The nicely appointed front foyer of the Newport Business Institute in Lower Burrell is quiet this Friday, as it is most Fridays, since classes aren't held on the last workday of the week.
Fridays are reserved for independent study, teacher conferences or individual projects, so both the Newport school and its sister school just up Greensburg Road, Oakbridge Academy of Arts, have only a few students around. They're working one-on-one with teachers, trying out darkroom techniques or just reading.
Each school has about 100 students. Both also have loyal alumni and staff and a supportive community, which became apparent in 2004 when flooding from Hurricane Ivan nearly closed them down.
Maybe it's because they have such a long history in the New Kensington area.
Newport began in 1895 as Sayre Business College, an offshoot of the Alcoa Co., which had a plant and offices in New Kensington, said J. Bryant Mullen, owner and president of both schools.
Then it became New Kensington Commercial School, a place where hundreds of high school graduates from northern Westmoreland and Allegheny counties learned managerial and secretarial skills for the business world.
It moved from New Kensington to the vacant Burrell School District's Wills School on Greensburg Road in 1975, where it remains, and was renamed Newport Business Institute in 1995. Mr. Mullen's company also owns Newport Business Institute in Williamsport.
Oakbridge was once the Art Institute of New Kensington, a small school founded in 1972 as a place where creative young people from the area could learn how to use their talents to earn a living. That school is now housed in a former car dealership building less than a quarter mile from Newport.
Designers and photographers for companies and media outlets throughout the area have Oakbridge alumni on their payrolls, administrators say.
Both schools are busy hives of learning. You'd never guess that the little creek behind Oakbridge and across the road from Newport came close to wiping them out in the wake of Hurricane Ivan in September 2004. Swollen from record-breaking rains, it inundated the area so badly Oakbridge's floors were deep with water and mud and Newport lost just about everything.
Ray Wroblewski, the director of Newport Business Institute, has the slides to prove it. The images show mud-caked computers on the first floor and a ruined furnace in the basement.

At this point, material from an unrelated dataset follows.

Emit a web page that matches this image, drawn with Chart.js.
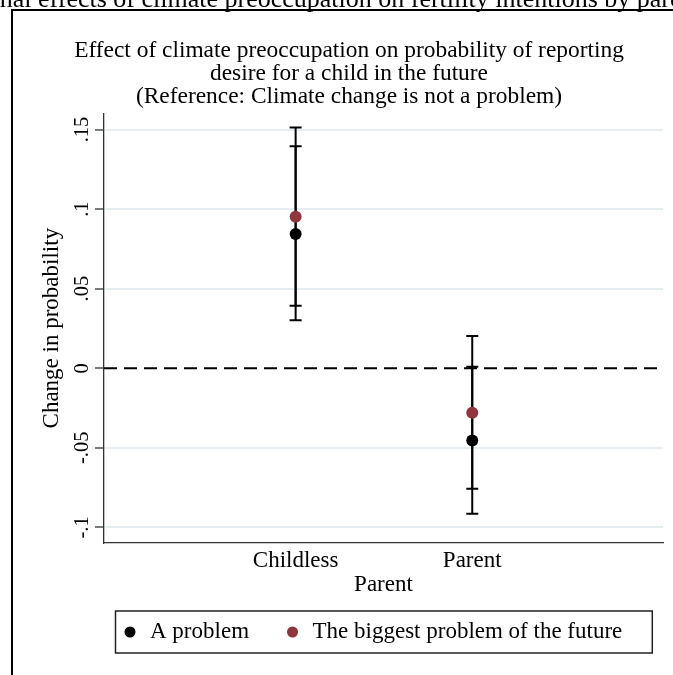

Watermarks have since been painted over but he indicates where flood waters rose midway between the floor and ceiling in a conference room, soaking rugs and furniture and office equipment.
"Every desk and computer on the first two floors were destroyed in the flood," he said.

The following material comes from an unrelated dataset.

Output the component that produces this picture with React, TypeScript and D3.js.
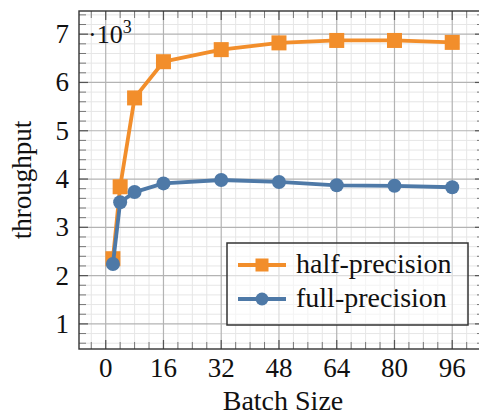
import React from "react";
import * as d3 from "d3";

const batchSizes = [2, 4, 8, 16, 32, 48, 64, 80, 96];
const halfPrecision = [2.35, 3.84, 5.68, 6.43, 6.68, 6.82, 6.87, 6.87, 6.83];
const fullPrecision = [2.24, 3.52, 3.73, 3.91, 3.98, 3.94, 3.87, 3.86, 3.83];
const xTicks = [0, 16, 32, 48, 64, 80, 96];
const yTicks = [1, 2, 3, 4, 5, 6, 7];
const seriesNames = ["half-precision", "full-precision"];

const W = 479;
const H = 418;
const left = 79, top = 11, bottom = 349, right = 484;
const ORANGE = "#F28E2B";
const BLUE = "#4E79A7";
const FONT = "'Liberation Serif', 'Times New Roman', serif";

export default function App() {
  const x = d3.scaleLinear().domain([-7.4, 104.8]).range([left, right]);
  const y = d3.scaleLinear().domain([0.48, 7.48]).range([bottom, top]);
  const xMinor = d3.range(-4, 105, 4).filter((v) => v % 16 !== 0);
  const yMinor = d3.range(6, 75, 2).map((v) => v / 10).filter((v) => Math.abs(v - Math.round(v)) > 1e-6);
  const line = d3
    .line<[number, number]>()
    .x((d) => x(d[0]))
    .y((d) => y(d[1]));
  const halfPts: [number, number][] = batchSizes.map((b, i) => [b, halfPrecision[i]]);
  const fullPts: [number, number][] = batchSizes.map((b, i) => [b, fullPrecision[i]]);
  const sq = 15;
  const tickLen = 7;

  return (
    <svg
      width={W}
      height={H}
      style={{ position: "absolute", left: 0, top: 0, background: "#fff" }}
      fontFamily={FONT}
    >
      <defs>
        <clipPath id="plotclip">
          <rect x={left} y={top} width={right - left} height={bottom - top} />
        </clipPath>
      </defs>
      {/* minor grid */}
      <g stroke="#e6e6e6" strokeWidth={1}>
        {xMinor.map((v) => (
          <line key={"xm" + v} x1={x(v)} x2={x(v)} y1={top} y2={bottom} />
        ))}
        {yMinor.map((v) => (
          <line key={"ym" + v} x1={left} x2={right} y1={y(v)} y2={y(v)} />
        ))}
      </g>
      {/* major grid */}
      <g stroke="#b3b3b3" strokeWidth={1.2}>
        {xTicks.map((v) => (
          <line key={"xM" + v} x1={x(v)} x2={x(v)} y1={top} y2={bottom} />
        ))}
        {yTicks.map((v) => (
          <line key={"yM" + v} x1={left} x2={right} y1={y(v)} y2={y(v)} />
        ))}
      </g>
      {/* ticks */}
      <g stroke="#777" strokeWidth={1}>
        {xMinor.map((v) => (
          <g key={"xt" + v}>
            <line x1={x(v)} x2={x(v)} y1={top} y2={top + tickLen} />
            <line x1={x(v)} x2={x(v)} y1={bottom} y2={bottom - tickLen} />
          </g>
        ))}
        {yMinor.map((v) => (
          <g key={"yt" + v}>
            <line x1={left} x2={left + tickLen} y1={y(v)} y2={y(v)} />
            <line x1={right} x2={right - tickLen} y1={y(v)} y2={y(v)} />
          </g>
        ))}
      </g>
      <g stroke="#555" strokeWidth={1.2}>
        {xTicks.map((v) => (
          <g key={"xT" + v}>
            <line x1={x(v)} x2={x(v)} y1={top} y2={top + tickLen + 2} />
            <line x1={x(v)} x2={x(v)} y1={bottom} y2={bottom - tickLen - 2} />
          </g>
        ))}
        {yTicks.map((v) => (
          <g key={"yT" + v}>
            <line x1={left} x2={left + tickLen + 2} y1={y(v)} y2={y(v)} />
            <line x1={right} x2={right - tickLen - 2} y1={y(v)} y2={y(v)} />
          </g>
        ))}
      </g>
      {/* frame */}
      <rect x={left} y={top} width={right - left} height={bottom - top} fill="none" stroke="#333" strokeWidth={1.4} />

      {/* series */}
      <g clipPath="url(#plotclip)">
        <path d={line(halfPts) || ""} fill="none" stroke={ORANGE} strokeWidth={3.8} strokeLinejoin="round" />
        {halfPts.map((p, i) => (
          <rect key={"h" + i} x={x(p[0]) - sq / 2} y={y(p[1]) - sq / 2} width={sq} height={sq} fill={ORANGE} />
        ))}
        <path d={line(fullPts) || ""} fill="none" stroke={BLUE} strokeWidth={3.8} strokeLinejoin="round" />
        {fullPts.map((p, i) => (
          <circle key={"f" + i} cx={x(p[0])} cy={y(p[1])} r={7} fill={BLUE} />
        ))}
      </g>

      {/* tick labels */}
      <g fontSize={27} fill="#111">
        {xTicks.map((v) => (
          <text key={"xl" + v} x={x(v)} y={377} textAnchor="middle">
            {v}
          </text>
        ))}
        {yTicks.map((v) => (
          <text key={"yl" + v} x={69} y={y(v) + 9} textAnchor="end">
            {v}
          </text>
        ))}
      </g>
      <text x={88} y={43} fontSize={26} fill="#111">
        ·10
        <tspan dy={-10} fontSize={18}>3</tspan>
      </text>

      {/* axis labels */}
      <text x={283} y={410} fontSize={28} textAnchor="middle" fill="#111">
        Batch Size
      </text>
      <text transform={`translate(31,180) rotate(-90)`} fontSize={27} textAnchor="middle" fill="#111">
        throughput
      </text>

      {/* legend */}
      <g>
        <rect x={227} y={243} width={241} height={82} fill="#fff" fillOpacity={0.55} stroke="#333" strokeWidth={1.5} />
        {seriesNames.map((name, i) => {
          const ly = 265 + i * 34;
          const c = i === 0 ? ORANGE : BLUE;
          return (
            <g key={name}>
              <line x1={238} x2={286} y1={ly} y2={ly} stroke={c} strokeWidth={3.8} />
              {i === 0 ? (
                <rect x={262 - 6.5} y={ly - 6.5} width={13} height={13} fill={c} />
              ) : (
                <circle cx={262} cy={ly} r={6.5} fill={c} />
              )}
              <text x={296} y={ly + 8} fontSize={28} fill="#111">
                {name}
              </text>
            </g>
          );
        })}
      </g>
    </svg>
  );
}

But something unexpected happened in the days after the flood waters receded.
People began to show up to help.
"Teachers and students got on their boots and gloves," Mr. Mullen said.
They and other members of the community wanted to help get their schools back in shape.
"The Kinloch firemen -- they're the best firemen in the world," Mr. Mullen said of the Lower Burrell volunteer company.
They succeeded in getting the schools reopened.
Accounting and computer teacher Marie Stewart said the loyalty comes from the small classes and the one-on-one contact between teacher and student. The Wilkins resident graduated from Newport before she earned her bachelor's degree at Robert Morris University and joined the faculty.
"We plant the seed," Mr. Mullen said.
The curriculums of both schools are specialized and aimed at people who want to get started on their careers and who want to do it close to home. Students are from New Kensington, Butler, Shaler and Penn Hills; they are young people just out of high school and older students who want to learn skills for their current jobs.
They pay about $2,500 a quarter in tuition and get an associate's degree and lifelong placement services for their money and effort.
Mr. Mullen points to his own experience.
He's a native of Oakmont and a graduate of Riverview High School. His first post-high school experience was close to home, too, when he graduated from Newport during the time it was New Kensington Commercial School.
"We're helping [local people] to get their first career," Mr. Mullen said.
Oakbridge Director Janie Gatty, also a New Kensington Commercial School graduate, said the school is a place where students learn that their art talents can lead to a satisfying career.
"There are so many things they can do," she said.
And they can do it without driving to Pittsburgh every day or enrolling somewhere out of the area, Ms. Gatty said.
Right now, a group of Oakbridge students is collaborating on a project for Lower Burrell. The city wants a logo it can use for easy identification of sites such as recycling centers or parks.
Mr. Mullen said even though the schools are up and running, with furniture and new paint and busy students, a few things are missing -- a full library, for instance.
The Newport library was located in the basement area before the flood. More than 5,000 books were lost when the waters rose that day.
The library has since been moved to the second floor, and now has 2,000 volumes, most donated by that same loyal community.
It lacks the books on business the school once had, something Mr. Mullen regrets but realizes will take time to replace.
But he's philosophical.
"You can't buy a library. You build it," he said.